The book was a trove of weird anecdotes and shrewd assessments. Slightly unpolished, perhaps, but still, why hadn’t it been translated? I contacted Carmen Balcells, his agent, and Tom Maschler at Cape, his UK publisher. Good timing: they were actually looking to do the journalism, but I couldn’t take just that book. They got me preparing a selection from the four-volume Collected Journalism (centred on Colombian politics, but including some great film criticism, striking real-life anticipations of later fiction, and hilarious, disdainful reports from Western Europe). Suddenly Maschler ceded the whole project to Knopf in New York. Then the trail went cold.

A decade later I was at a party with García Márquez in Mexico City. I knew I’d got about one second to ask my question. ‘What happened to the translated journalism, did you see my samples, did anything ever…’ He waved an arm grandly before being whisked away. ‘It’s time!’ he cried. ‘Go ahead, tell Maschler!’ I sent Maschler a fax: no reply.

Last year, casting about for a project, I remembered all this and felt inspired again. Still not a word of the Nobel Prize-winning journalist’s journalism – swelled meanwhile to eight volumes – in English? Why not start with the Eastern Europe book. But, one passionate letter and many phone calls later, Balcells’s deputy remained firmly mysterious: ‘There are obstacles.’ I’ve a publisher who would pay for me to go to Mexico and bang on the door. Tempting, but everyone knows GGM is hermetically resistant to chancers of my sort. Someone who knows him and his writing well, agreeing that the material is superb, suggested that he feels embarrassed about his juvenile leftism. I put this to the agent and she says that if I say so, I said it first. There’s surely nothing for him to regret here: he comes across as a disabused third-world socialist – confident enough to be both sympathetic and critical.

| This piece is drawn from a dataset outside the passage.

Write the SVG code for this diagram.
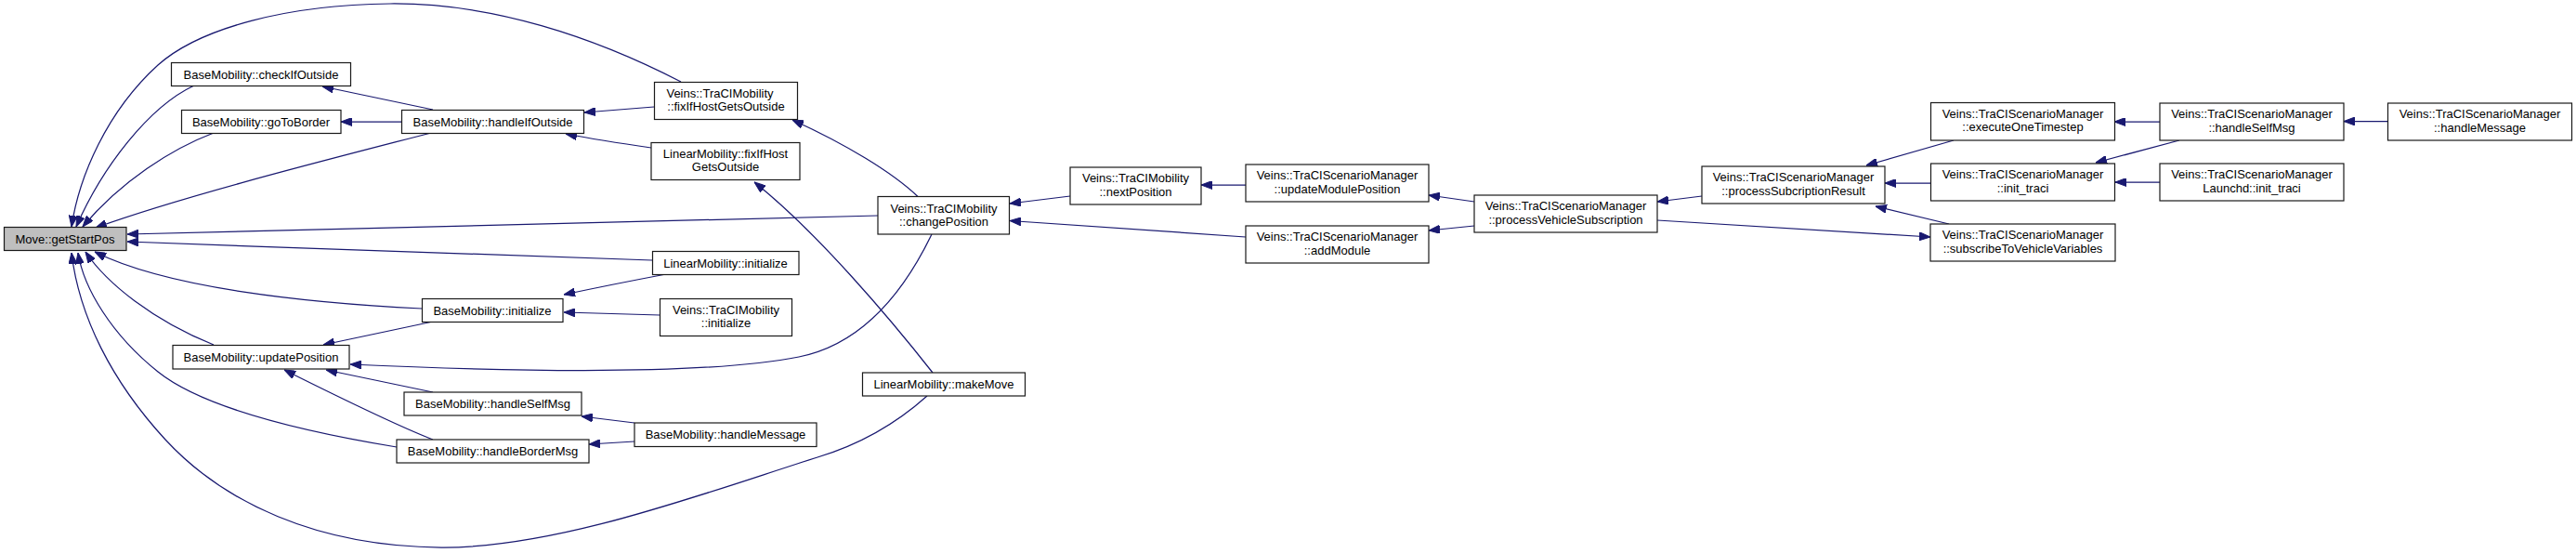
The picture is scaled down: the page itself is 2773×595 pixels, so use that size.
<svg xmlns="http://www.w3.org/2000/svg" width="2773" height="595" viewBox="0 0 2773 595">
<style>
.box{fill:#ffffff;stroke:#1a1a1a;stroke-width:1.2}
.root{fill:#bfbfbf;stroke:#1a1a1a;stroke-width:1.2}
text{font-family:"Liberation Sans",Arial,Helvetica,sans-serif;font-size:13px;fill:#000000;text-anchor:middle}
.edge{fill:none;stroke:#191970;stroke-width:1.25;marker-end:url(#ah)}
</style>
<defs>
<marker id="ah" viewBox="0 0 12 9" refX="12" refY="4.5" markerWidth="12" markerHeight="9" markerUnits="userSpaceOnUse" orient="auto">
<path d="M0,0 L12,4.5 L0,9 z" fill="#191970" stroke="#191970" stroke-width="1"/>
</marker>
</defs>
<rect width="2773" height="595" fill="#ffffff"/>
<g id="connectors">
<path class="edge" d="M733,88 C640,40 530,3 420,4 C310,5 215,30 170,70 C115,120 85,190 77,244"/>
<path class="edge" d="M209,92 C160,115 110,180 82,244"/>
<path class="edge" d="M230,143 C185,160 130,195 89,244"/>
<path class="edge" d="M464,143 C360,170 200,210 103,245"/>
<path class="edge" d="M945,232 C600,238 300,247 137,252"/>
<path class="edge" d="M702,280 C600,277 350,268 137,260"/>
<path class="edge" d="M454,332 C330,326 180,310 102,271"/>
<path class="edge" d="M230,371 C165,345 115,305 92,271"/>
<path class="edge" d="M427,481 C330,465 220,440 170,400 C120,360 90,310 84,272"/>
<path class="edge" d="M998,426 C960,460 920,480 880,492 C760,530 600,590 475,589 C340,588 240,540 178,473 C120,410 85,340 77,272"/>
<path class="edge" d="M466,118 L347,93"/>
<path class="edge" d="M432,131 L367,131"/>
<path class="edge" d="M704,115 L629,121"/>
<path class="edge" d="M701,159 C680,156 640,150 609,144"/>
<path class="edge" d="M988,211.5 C960,185 910,155 853,129"/>
<path class="edge" d="M1004,401 C960,345 880,250 812,196"/>
<path class="edge" d="M717,295 C680,302 640,310 607,317"/>
<path class="edge" d="M710,339 L607,336"/>
<path class="edge" d="M466,346 L348,371"/>
<path class="edge" d="M1003,252 C975,310 930,370 860,384 C770,402 600,402 377,392"/>
<path class="edge" d="M466,422 L351,398"/>
<path class="edge" d="M466,473 C420,455 350,420 306,398"/>
<path class="edge" d="M683,455 L626,448"/>
<path class="edge" d="M683,475 L634,478"/>
<path class="edge" d="M1152,211 L1087,219"/>
<path class="edge" d="M1341,255 L1087,237.5"/>
<path class="edge" d="M1341,199 L1293,199"/>
<path class="edge" d="M1587,217 L1538,210"/>
<path class="edge" d="M1587,243 L1538,248"/>
<path class="edge" d="M1832,211 L1784,217"/>
<path class="edge" d="M1784,237 L2078,255"/>
<path class="edge" d="M2103,151 L2009,178"/>
<path class="edge" d="M2078,197 L2029,197"/>
<path class="edge" d="M2098,241 L2019,222"/>
<path class="edge" d="M2325,131 L2276,131"/>
<path class="edge" d="M2346,151 L2256,175"/>
<path class="edge" d="M2325,196 L2277,196"/>
<path class="edge" d="M2570,130.5 L2523,130.5"/>
</g>
<g id="n_getStartPos"><rect class="root" x="4.5" y="244.5" width="131.5" height="25"/><text x="70" y="261.5">Move::getStartPos</text></g>
<g id="n_checkIfOutside"><rect class="box" x="184.5" y="67.5" width="193" height="25"/><text x="281" y="84.5">BaseMobility::checkIfOutside</text></g>
<g id="n_goToBorder"><rect class="box" x="195.5" y="118.5" width="171.5" height="25"/><text x="281" y="135.5">BaseMobility::goToBorder</text></g>
<g id="n_handleIfOutside"><rect class="box" x="432.5" y="118.5" width="196" height="25"/><text x="530.5" y="135.5">BaseMobility::handleIfOutside</text></g>
<g id="n_veinsFixIf"><rect class="box" x="704.5" y="88.5" width="154" height="40"/><text x="775" y="104.5">Veins::TraCIMobility</text><text x="781.5" y="119">::fixIfHostGetsOutside</text></g>
<g id="n_linearFixIf"><rect class="box" x="701" y="153.5" width="160" height="40"/><text x="781" y="169.5">LinearMobility::fixIfHost</text><text x="781" y="184">GetsOutside</text></g>
<g id="n_changePosition"><rect class="box" x="945" y="211.5" width="141.5" height="40.5"/><text x="1016" y="228.5">Veins::TraCIMobility</text><text x="1016" y="242.5">::changePosition</text></g>
<g id="n_linearInit"><rect class="box" x="702.5" y="270.5" width="157.5" height="25"/><text x="781" y="287.5">LinearMobility::initialize</text></g>
<g id="n_baseInit"><rect class="box" x="454.5" y="321.5" width="151.5" height="25"/><text x="530" y="338.5">BaseMobility::initialize</text></g>
<g id="n_veinsInit"><rect class="box" x="710.5" y="321.5" width="142" height="40"/><text x="781.5" y="337.5">Veins::TraCIMobility</text><text x="781.5" y="352">::initialize</text></g>
<g id="n_updatePosition"><rect class="box" x="186" y="371.5" width="190" height="25.5"/><text x="281" y="388.5">BaseMobility::updatePosition</text></g>
<g id="n_handleSelfMsg"><rect class="box" x="435" y="422" width="191" height="25"/><text x="530.5" y="439">BaseMobility::handleSelfMsg</text></g>
<g id="n_handleBorderMsg"><rect class="box" x="427" y="473" width="207" height="25"/><text x="530.5" y="490">BaseMobility::handleBorderMsg</text></g>
<g id="n_baseHandleMessage"><rect class="box" x="683" y="455" width="196" height="25.5"/><text x="781" y="472">BaseMobility::handleMessage</text></g>
<g id="n_makeMove"><rect class="box" x="928.5" y="401" width="175" height="25"/><text x="1016" y="418">LinearMobility::makeMove</text></g>
<g id="n_nextPosition"><rect class="box" x="1152" y="180" width="141" height="40"/><text x="1222.5" y="196">Veins::TraCIMobility</text><text x="1222.5" y="210.5">::nextPosition</text></g>
<g id="n_updateModulePosition"><rect class="box" x="1341" y="177" width="197" height="40"/><text x="1439.5" y="193">Veins::TraCIScenarioManager</text><text x="1439.5" y="207.5">::updateModulePosition</text></g>
<g id="n_addModule"><rect class="box" x="1341" y="243" width="197" height="40"/><text x="1439.5" y="259">Veins::TraCIScenarioManager</text><text x="1439.5" y="273.5">::addModule</text></g>
<g id="n_processVehicleSubscription"><rect class="box" x="1587" y="210" width="197" height="40"/><text x="1685.5" y="226">Veins::TraCIScenarioManager</text><text x="1685.5" y="240.5">::processVehicleSubscription</text></g>
<g id="n_processSubcriptionResult"><rect class="box" x="1832" y="179" width="197" height="40"/><text x="1930.5" y="195">Veins::TraCIScenarioManager</text><text x="1930.5" y="209.5">::processSubcriptionResult</text></g>
<g id="n_executeOneTimestep"><rect class="box" x="2078.5" y="110.5" width="198" height="40.5"/><text x="2177.5" y="126.5">Veins::TraCIScenarioManager</text><text x="2177.5" y="141">::executeOneTimestep</text></g>
<g id="n_initTraci"><rect class="box" x="2078.5" y="176" width="198" height="40"/><text x="2177.5" y="192">Veins::TraCIScenarioManager</text><text x="2177.5" y="206.5">::init_traci</text></g>
<g id="n_subscribeToVehicleVariables"><rect class="box" x="2078" y="241" width="199" height="40"/><text x="2177.5" y="257">Veins::TraCIScenarioManager</text><text x="2177.5" y="271.5">::subscribeToVehicleVariables</text></g>
<g id="n_smHandleSelfMsg"><rect class="box" x="2325" y="111" width="198" height="40"/><text x="2424" y="127">Veins::TraCIScenarioManager</text><text x="2424" y="141.5">::handleSelfMsg</text></g>
<g id="n_launchdInitTraci"><rect class="box" x="2325" y="176" width="198" height="40"/><text x="2424" y="192">Veins::TraCIScenarioManager</text><text x="2424" y="206.5">Launchd::init_traci</text></g>
<g id="n_smHandleMessage"><rect class="box" x="2570.5" y="111" width="198" height="40"/><text x="2669.5" y="127">Veins::TraCIScenarioManager</text><text x="2669.5" y="141.5">::handleMessage</text></g>
</svg>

A recent controversy in the elite Hispanic magazine Letras Libres, in which the keepers of the Octavio Paz flame accuse García Márquez yet again of being infatuated with power, quotes a bit from the USSR section of De viaje where he approaches Stalin’s embalmed body and notes his delicate hands with, it seems, insufficient disgust. It’s absurd to exclude non-Spanish-speakers not only from the huge interest of García Márquez’s journalism, but also from elements of what continues to be a loaded debate. Unless, since Eastern Europe’s happy accession to market democracy, ancient history has ceased to matter.